As to what is reasonable time for removal, where the facts are undisputed, as in this case, is a question of law. Where there is a dispute about the facts, the question must be determined by the jury or court sitting as such. It should be said, however, that the question of reasonable time and opportunity to remove the goods is not in the least affected by any untoward or adventitious surroundings peculiar to any particular consignee. Hutch, on Car. 377.

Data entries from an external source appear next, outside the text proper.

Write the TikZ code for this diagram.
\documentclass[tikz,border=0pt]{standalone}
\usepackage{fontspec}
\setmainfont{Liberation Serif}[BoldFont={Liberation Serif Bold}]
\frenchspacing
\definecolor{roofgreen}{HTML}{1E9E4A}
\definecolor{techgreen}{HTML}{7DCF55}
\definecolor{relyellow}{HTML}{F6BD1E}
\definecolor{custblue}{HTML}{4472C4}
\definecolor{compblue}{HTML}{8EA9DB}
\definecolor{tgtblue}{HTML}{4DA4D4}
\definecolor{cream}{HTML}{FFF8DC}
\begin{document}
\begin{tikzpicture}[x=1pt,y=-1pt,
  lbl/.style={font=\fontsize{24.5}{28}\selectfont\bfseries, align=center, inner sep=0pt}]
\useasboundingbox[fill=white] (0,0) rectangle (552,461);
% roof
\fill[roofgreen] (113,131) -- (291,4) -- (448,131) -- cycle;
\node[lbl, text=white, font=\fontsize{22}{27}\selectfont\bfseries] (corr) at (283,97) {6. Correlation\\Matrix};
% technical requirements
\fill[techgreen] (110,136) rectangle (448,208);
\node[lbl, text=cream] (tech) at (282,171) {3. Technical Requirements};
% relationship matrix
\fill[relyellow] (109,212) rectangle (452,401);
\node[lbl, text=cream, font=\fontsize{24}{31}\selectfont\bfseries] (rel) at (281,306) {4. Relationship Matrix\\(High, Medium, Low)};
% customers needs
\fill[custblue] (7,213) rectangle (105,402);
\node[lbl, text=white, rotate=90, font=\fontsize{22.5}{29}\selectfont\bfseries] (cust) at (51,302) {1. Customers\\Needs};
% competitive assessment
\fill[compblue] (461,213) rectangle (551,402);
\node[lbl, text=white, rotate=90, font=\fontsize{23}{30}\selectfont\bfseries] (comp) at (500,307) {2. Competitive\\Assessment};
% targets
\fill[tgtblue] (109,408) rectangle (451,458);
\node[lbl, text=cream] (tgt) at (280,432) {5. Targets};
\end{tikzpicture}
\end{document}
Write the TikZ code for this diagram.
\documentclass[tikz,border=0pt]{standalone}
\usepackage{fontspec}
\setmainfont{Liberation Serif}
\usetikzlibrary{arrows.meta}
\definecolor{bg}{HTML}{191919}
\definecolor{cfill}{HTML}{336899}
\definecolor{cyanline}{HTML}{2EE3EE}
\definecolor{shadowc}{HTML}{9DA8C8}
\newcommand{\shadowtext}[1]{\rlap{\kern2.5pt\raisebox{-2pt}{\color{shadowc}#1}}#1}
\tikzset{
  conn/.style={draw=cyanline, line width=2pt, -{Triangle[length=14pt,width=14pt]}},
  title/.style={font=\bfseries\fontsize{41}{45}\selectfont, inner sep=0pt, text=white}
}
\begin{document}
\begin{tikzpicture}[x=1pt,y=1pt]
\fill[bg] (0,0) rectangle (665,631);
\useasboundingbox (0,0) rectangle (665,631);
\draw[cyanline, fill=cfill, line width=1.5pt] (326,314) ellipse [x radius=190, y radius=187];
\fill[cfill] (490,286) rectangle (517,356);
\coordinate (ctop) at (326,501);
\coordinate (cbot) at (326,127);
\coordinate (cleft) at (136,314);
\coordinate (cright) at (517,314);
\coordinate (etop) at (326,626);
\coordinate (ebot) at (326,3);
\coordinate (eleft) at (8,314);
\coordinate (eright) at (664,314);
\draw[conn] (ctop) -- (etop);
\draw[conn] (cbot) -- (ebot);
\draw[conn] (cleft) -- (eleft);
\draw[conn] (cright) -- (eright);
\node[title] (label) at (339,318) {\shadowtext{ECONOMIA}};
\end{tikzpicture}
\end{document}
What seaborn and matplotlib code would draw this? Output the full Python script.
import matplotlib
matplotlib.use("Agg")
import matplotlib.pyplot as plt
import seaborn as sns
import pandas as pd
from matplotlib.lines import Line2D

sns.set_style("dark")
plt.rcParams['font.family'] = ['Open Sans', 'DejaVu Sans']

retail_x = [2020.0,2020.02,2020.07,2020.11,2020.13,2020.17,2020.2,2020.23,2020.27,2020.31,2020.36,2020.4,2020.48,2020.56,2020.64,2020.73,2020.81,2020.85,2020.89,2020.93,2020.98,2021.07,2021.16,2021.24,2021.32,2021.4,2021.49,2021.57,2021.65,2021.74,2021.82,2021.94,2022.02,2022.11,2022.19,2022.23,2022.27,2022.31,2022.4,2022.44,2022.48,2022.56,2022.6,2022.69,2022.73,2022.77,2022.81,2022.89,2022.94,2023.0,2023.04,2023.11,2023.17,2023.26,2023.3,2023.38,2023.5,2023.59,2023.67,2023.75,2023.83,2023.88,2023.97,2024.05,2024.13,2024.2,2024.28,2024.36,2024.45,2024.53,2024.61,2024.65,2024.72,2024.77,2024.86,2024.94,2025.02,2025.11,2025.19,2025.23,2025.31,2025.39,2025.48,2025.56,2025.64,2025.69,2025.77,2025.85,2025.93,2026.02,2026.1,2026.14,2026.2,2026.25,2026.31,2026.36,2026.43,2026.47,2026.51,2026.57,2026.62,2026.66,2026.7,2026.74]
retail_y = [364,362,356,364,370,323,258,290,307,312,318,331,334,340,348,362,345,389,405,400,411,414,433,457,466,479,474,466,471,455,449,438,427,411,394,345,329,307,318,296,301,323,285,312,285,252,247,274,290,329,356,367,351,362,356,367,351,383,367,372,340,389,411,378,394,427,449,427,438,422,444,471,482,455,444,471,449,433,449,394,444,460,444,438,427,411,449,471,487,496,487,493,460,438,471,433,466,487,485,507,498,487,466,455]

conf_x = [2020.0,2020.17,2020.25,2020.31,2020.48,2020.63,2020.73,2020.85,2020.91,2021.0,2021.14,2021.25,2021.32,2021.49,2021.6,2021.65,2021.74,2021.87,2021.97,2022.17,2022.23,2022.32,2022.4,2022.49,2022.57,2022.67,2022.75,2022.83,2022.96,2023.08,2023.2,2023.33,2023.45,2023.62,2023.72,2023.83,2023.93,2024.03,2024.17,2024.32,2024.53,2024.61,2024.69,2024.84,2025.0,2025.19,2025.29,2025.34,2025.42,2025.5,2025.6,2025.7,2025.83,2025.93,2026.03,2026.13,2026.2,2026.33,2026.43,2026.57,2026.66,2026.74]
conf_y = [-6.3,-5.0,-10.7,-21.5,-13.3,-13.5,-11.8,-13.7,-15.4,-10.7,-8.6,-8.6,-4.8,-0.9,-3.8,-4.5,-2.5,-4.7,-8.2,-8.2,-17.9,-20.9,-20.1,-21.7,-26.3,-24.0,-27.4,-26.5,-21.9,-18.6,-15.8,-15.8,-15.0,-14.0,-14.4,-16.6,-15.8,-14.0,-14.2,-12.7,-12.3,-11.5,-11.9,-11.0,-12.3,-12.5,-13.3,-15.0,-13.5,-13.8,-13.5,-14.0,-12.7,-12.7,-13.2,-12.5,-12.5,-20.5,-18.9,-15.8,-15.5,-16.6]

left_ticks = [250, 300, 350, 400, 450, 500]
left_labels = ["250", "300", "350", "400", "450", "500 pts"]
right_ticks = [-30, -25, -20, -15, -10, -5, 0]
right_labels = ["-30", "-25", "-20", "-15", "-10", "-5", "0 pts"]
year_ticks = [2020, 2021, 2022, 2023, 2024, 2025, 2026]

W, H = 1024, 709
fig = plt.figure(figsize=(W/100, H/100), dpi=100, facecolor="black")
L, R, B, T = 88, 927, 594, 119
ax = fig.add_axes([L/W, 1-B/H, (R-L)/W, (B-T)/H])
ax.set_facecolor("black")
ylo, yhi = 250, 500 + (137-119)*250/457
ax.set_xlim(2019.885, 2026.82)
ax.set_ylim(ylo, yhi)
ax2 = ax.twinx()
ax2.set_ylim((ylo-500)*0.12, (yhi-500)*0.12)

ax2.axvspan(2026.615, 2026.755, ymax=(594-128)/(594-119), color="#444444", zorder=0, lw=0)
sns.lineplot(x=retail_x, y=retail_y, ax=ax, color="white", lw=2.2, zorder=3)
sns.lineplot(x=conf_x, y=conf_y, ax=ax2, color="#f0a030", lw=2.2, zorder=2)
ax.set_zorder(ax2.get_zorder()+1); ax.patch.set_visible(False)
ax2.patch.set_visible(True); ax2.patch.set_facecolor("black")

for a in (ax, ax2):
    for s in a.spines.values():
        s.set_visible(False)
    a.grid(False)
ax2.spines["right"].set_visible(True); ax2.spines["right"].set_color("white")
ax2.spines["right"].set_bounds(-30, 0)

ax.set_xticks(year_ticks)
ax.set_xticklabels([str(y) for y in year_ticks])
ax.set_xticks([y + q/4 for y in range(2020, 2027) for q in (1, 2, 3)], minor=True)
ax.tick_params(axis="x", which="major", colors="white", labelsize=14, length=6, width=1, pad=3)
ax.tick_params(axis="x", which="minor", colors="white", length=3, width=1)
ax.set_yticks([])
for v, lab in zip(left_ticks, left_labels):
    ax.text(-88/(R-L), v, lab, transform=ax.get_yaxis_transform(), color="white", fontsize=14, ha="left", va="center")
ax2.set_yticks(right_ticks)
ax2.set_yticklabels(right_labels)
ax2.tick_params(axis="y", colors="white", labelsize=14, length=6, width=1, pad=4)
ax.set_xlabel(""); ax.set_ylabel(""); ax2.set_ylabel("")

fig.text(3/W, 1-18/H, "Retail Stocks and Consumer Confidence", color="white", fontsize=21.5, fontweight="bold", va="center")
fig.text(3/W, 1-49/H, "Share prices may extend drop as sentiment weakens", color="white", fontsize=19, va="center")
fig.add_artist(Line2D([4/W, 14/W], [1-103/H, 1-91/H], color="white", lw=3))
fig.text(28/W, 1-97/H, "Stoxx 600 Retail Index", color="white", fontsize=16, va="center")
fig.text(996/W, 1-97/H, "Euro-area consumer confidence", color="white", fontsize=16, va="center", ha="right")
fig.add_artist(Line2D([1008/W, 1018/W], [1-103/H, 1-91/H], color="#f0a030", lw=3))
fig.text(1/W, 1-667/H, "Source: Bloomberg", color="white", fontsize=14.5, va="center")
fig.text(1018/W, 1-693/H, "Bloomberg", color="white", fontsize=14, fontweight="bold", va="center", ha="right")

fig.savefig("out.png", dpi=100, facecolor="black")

a my-” 2. Upon the second proposition, the authorities are practically one way. Where there is a total failure to deliver goods, occasioned by the “depredations or the violence of mobs, rioters, strikers, thieves and the like,” the carrier is liable. Nor, says Mr. Hutchinson, “by the word ‘enemies’ in this connection is to be understood the public enemy of the country of the carrier, and not of the owner of the goods,” Hutch, on Car. 204, and authorities there cited.

The charge of the trial court was in harmony with the views we have expressed, and its judgment is therefore affirmed.